A New Lens: Afrikan Ways of Knowing in the Amerikkkan Classroom

In Commentary, Opinion by Bahji Steele

There’s a peculiar kind of tension that settles in your chest when you sit in a room built to inspire ambition—but only for those who were always meant to succeed.

This quarter, I enrolled in my first class toward the entrepreneurship minor with the UCLA Anderson School of Management. As a humanities student, I carry the quiet burden of that ever-present whisper: make yourself marketable, do something that pays, there are no guarantees. It’s a whisper that’s easy to ignore—until the rent is due.

So I sit there—back straight, face blank—as the professor extols the genius of the McDonald’s franchise model. He calls it beautiful. Efficient. Replicable. I grit my teeth as his guest speaker casually diminishes the value of manual labor: “None of the people in this room will have to work blue collar jobs.” Meanwhile, my mind is caught in protest. My Public Affairs training is screaming. I see not beauty but bureaucracy; not genius but the logic of a machine designed to turn people into parts and land into profit.

The professor chuckles at his own misogynistic jokes, flaunting the kind of self-satisfaction only a man rewarded by capitalism can afford. He speaks like someone who has never had to question his place in the world—only how to expand it. And I’m told this is the path to security. He had a home in the Palisades—had, because it burned down. But the system that built it still stands.

This is the contradiction I’m forced to hold. I want stability, yes. But I also want dignity. I want to create, to redistribute, to dream—without becoming the thing I oppose. I want to be of use to others without assuming I know what they need. And so, in this article, I turn away from the empire and toward the village—from franchised ambition to ancestral wisdom. I look to Indigenous Afrikan governance structures to imagine what entrepreneurship could mean if it wasn’t built on extraction, but on reciprocity.

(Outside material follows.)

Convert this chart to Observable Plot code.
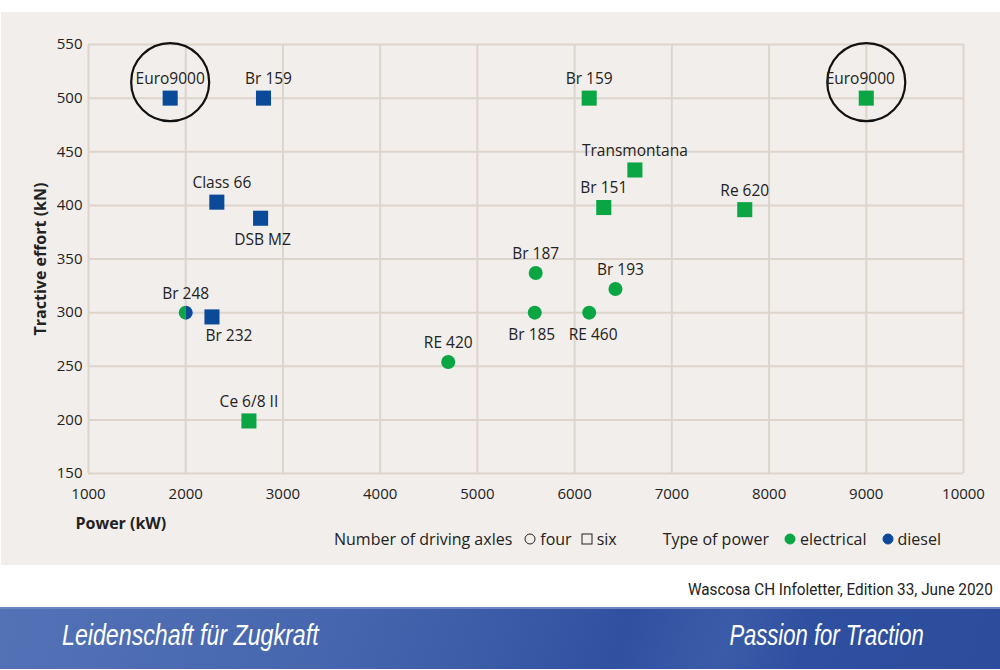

The Kenyan ethic of harambee—“all pull together”—offers a sharp contrast to Western business ideals rooted in individualism and profit. Instead of celebrating competition and personal gain, harambee prioritizes collective responsibility and mutual aid. Success is measured not by wealth accumulation, but by how well a community thrives together. Applied to Western entrepreneurship, this philosophy challenges the myth of the self-made founder and urges a shift toward businesses that are relational, redistributive, and rooted in care.